REQUEST :: Set down the material below word for word, excluding the pictures.

Begin

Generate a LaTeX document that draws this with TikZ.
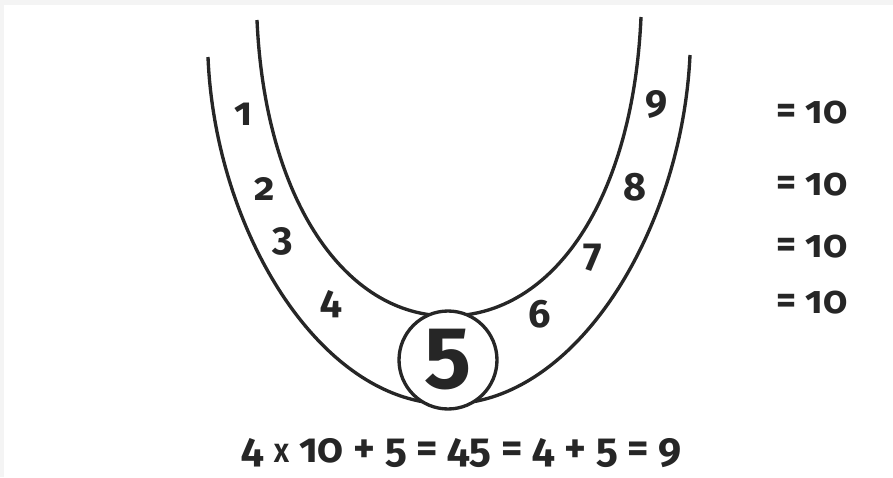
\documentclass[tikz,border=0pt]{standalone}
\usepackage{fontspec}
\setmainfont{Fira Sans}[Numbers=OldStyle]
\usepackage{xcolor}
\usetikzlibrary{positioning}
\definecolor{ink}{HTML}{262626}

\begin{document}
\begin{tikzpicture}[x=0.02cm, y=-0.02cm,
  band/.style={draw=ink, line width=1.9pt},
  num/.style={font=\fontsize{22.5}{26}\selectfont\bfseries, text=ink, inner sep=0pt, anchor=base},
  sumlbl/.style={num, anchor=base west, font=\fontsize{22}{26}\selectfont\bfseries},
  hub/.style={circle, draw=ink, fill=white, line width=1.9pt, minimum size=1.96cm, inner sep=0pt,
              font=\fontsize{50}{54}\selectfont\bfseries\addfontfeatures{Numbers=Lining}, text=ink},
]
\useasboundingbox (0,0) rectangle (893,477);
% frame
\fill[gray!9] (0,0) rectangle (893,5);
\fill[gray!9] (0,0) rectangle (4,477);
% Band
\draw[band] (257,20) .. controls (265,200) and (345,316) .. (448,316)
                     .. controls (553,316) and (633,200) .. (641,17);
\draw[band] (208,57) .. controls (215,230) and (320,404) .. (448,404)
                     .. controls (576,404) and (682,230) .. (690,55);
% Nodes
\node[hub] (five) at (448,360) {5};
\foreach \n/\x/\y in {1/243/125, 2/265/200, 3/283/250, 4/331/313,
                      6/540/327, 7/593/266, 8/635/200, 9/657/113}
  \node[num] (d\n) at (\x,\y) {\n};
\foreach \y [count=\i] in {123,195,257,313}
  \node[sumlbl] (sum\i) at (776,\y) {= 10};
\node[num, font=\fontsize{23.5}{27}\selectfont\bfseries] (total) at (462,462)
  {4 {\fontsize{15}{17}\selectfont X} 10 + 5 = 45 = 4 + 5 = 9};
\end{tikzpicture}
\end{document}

End

WRITTEN ANSWER ::
Generate a LaTeX document that draws this with TikZ.
\documentclass[tikz,border=0pt]{standalone}
\usepackage{fontspec}
\setmainfont{Fira Sans}[Numbers=OldStyle]
\usepackage{xcolor}
\usetikzlibrary{positioning}
\definecolor{ink}{HTML}{262626}

\begin{document}
\begin{tikzpicture}[x=0.02cm, y=-0.02cm,
  band/.style={draw=ink, line width=1.9pt},
  num/.style={font=\fontsize{22.5}{26}\selectfont\bfseries, text=ink, inner sep=0pt, anchor=base},
  sumlbl/.style={num, anchor=base west, font=\fontsize{22}{26}\selectfont\bfseries},
  hub/.style={circle, draw=ink, fill=white, line width=1.9pt, minimum size=1.96cm, inner sep=0pt,
              font=\fontsize{50}{54}\selectfont\bfseries\addfontfeatures{Numbers=Lining}, text=ink},
]
\useasboundingbox (0,0) rectangle (893,477);
% frame
\fill[gray!9] (0,0) rectangle (893,5);
\fill[gray!9] (0,0) rectangle (4,477);
% Band
\draw[band] (257,20) .. controls (265,200) and (345,316) .. (448,316)
                     .. controls (553,316) and (633,200) .. (641,17);
\draw[band] (208,57) .. controls (215,230) and (320,404) .. (448,404)
                     .. controls (576,404) and (682,230) .. (690,55);
% Nodes
\node[hub] (five) at (448,360) {5};
\foreach \n/\x/\y in {1/243/125, 2/265/200, 3/283/250, 4/331/313,
                      6/540/327, 7/593/266, 8/635/200, 9/657/113}
  \node[num] (d\n) at (\x,\y) {\n};
\foreach \y [count=\i] in {123,195,257,313}
  \node[sumlbl] (sum\i) at (776,\y) {= 10};
\node[num, font=\fontsize{23.5}{27}\selectfont\bfseries] (total) at (462,462)
  {4 {\fontsize{15}{17}\selectfont X} 10 + 5 = 45 = 4 + 5 = 9};
\end{tikzpicture}
\end{document}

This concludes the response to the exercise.